Now I have cried and cried, felt indignant, paid bills, bought some useless crap (like perfume) and now I will go to bed and do it all over again tomorrow. Except hopefully without the crying or feeling indignant. And without other bills to pay. And definitely not with the work stress. Let's try again: now I will go to bed and tomorrow will completely different day.
Neither CMB nor HSG showed up for the party last night. Not unexpected. Heartbreaker brought his new girlfriend whom he is apparently "serious" about now. I was indifferent to her until they left and all our other friends started tearing her apart. Apparently no one really hates her, but no one wants her with HB. In the end the whole evening left me feeling bored, lonely, a little heartbroken and pretty miserable.

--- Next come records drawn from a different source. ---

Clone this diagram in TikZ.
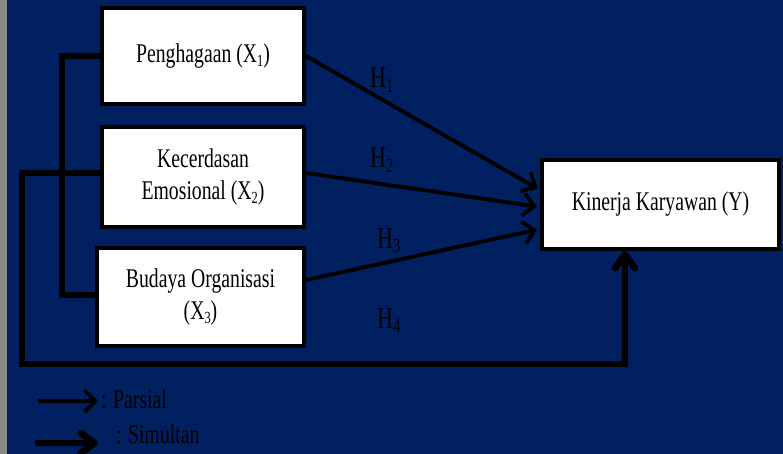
\documentclass[tikz,border=0pt]{standalone}
\usepackage{fontspec}
\setmainfont{Liberation Serif}[FakeStretch=0.73]
\usetikzlibrary{arrows.meta,calc}
\definecolor{navy}{HTML}{002060}
\definecolor{stripgrey}{HTML}{868A80}
\newcommand\sbx[1]{\raisebox{-0.3ex}{\fontsize{17}{17}\selectfont #1}}
\newcommand\hsb[1]{\raisebox{-0.35ex}{\fontsize{20}{20}\selectfont #1}}
\begin{document}
\begin{tikzpicture}[x=1pt,y=-1pt,
 box/.style={draw=black, line width=4pt, fill=white, inner sep=0pt, align=center, font=\fontsize{27}{32}\selectfont},
 partial/.style={line width=3.8pt, -{Straight Barb[length=11pt,width=22pt]}},
 simul/.style={line width=6.5pt, -{Straight Barb[length=14pt,width=20pt,round]}},
 bracket/.style={line width=6pt},
 hlabel/.style={font=\fontsize{30}{30}\selectfont, inner sep=0pt, anchor=base west},
 legtext/.style={font=\fontsize{27}{30}\selectfont, inner sep=0pt, anchor=base west}]
\fill[navy] (0,0) rectangle (783,454);
\fill[stripgrey] (0,0) rectangle (7,454);
\useasboundingbox (0,0) rectangle (783,454);

\node[box, minimum width=202pt, minimum height=96pt] (X1) at (203,56) {Penghagaan (X\sbx{1})};
\node[box, minimum width=202pt, minimum height=100pt] (X2) at (203,177) {Kecerdasan\\Emosional (X\sbx{2})};
\node[box, minimum width=207pt, minimum height=98pt] (X3) at (200.5,297) {Budaya Organisasi\\(X\sbx{3})};
\node[box, minimum width=237pt, minimum height=89pt] (Y) at (660.5,204.5) {Kinerja Karyawan (Y)};

\draw[partial, shorten >=3pt] (X1.east) -- ($(Y.west)+(0,-14.5)$);
\draw[partial, shorten >=3pt] ($(X2.east)+(0,-4)$) -- ($(Y.west)+(0,2.5)$);
\draw[partial, shorten >=3pt] ($(X3.east)+(0,-17)$) -- ($(Y.west)+(0,24.5)$);

\coordinate (b1) at (62,56);
\coordinate (b2) at (62,295);
\draw[bracket] (X1.west) -- (b1) -- (b2) -- (X3.west |- b2);

\coordinate (c1) at (22,173);
\coordinate (c2) at (22,364);
\coordinate (c3) at (625,364);
\draw[simul] (X2.west |- c1) -- (c1) -- (c2) -- (c3) -- (c3 |- Y.south);

\node[hlabel] (h1) at (370,88) {H\hsb{1}};
\node[hlabel] (h2) at (370,168) {H\hsb{2}};
\node[hlabel] (h3) at (377,248) {H\hsb{3}};
\node[hlabel] (h4) at (377,328) {H\hsb{4}};

\coordinate (l1a) at (38,401);
\coordinate (l1b) at (98,401);
\draw[partial] (l1a) -- (l1b);
\node[legtext] (lt1) at (101,408) {: Parsial};
\coordinate (l2a) at (35,443);
\coordinate (l2b) at (98,443);
\draw[simul] (l2a) -- (l2b);
\node[legtext] (lt2) at (116,443) {: Simultan};
\end{tikzpicture}
\end{document}
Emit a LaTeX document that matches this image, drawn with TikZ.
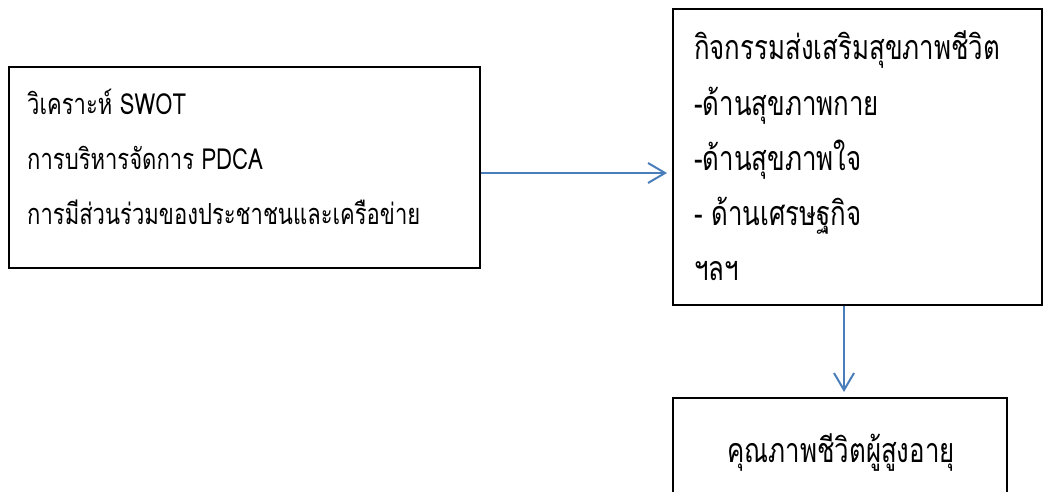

Seriously, I should go back to obsessing over shoes and more shallow things, rather than boys. Much less heartbreak involved all around. I don't know if it's the impending full moon, PMS or what, but today I swear I'd be happier never leaving my house again or interacting with other people. It all seems like too much work.
I do feel like every possibility romantically for the future has slipped away like sand through my fingers. It's irrelevant I guess, plenty of fish in the sea and all that. But Dazzle Doll brought her new boy last night and he was amazing (not my type but perfect for her) and just seeing HB made me feel awful. I'm really sure this is PMS induced misery and I'll be fine tomorrow. At least hopefully I won't be sitting at my desk, nearly in tears, worrying that no one will ever love me. I mean really, what kind of craziness is that? Also it sucks to be hyper self-aware. I mean, can't I just wallow in my hormonal misery? Do I have to even try and put that in perspective?
If I didn't have so damn much to do, I'd spend the day surfing Zappos.com, in some insane shoe shopping binge.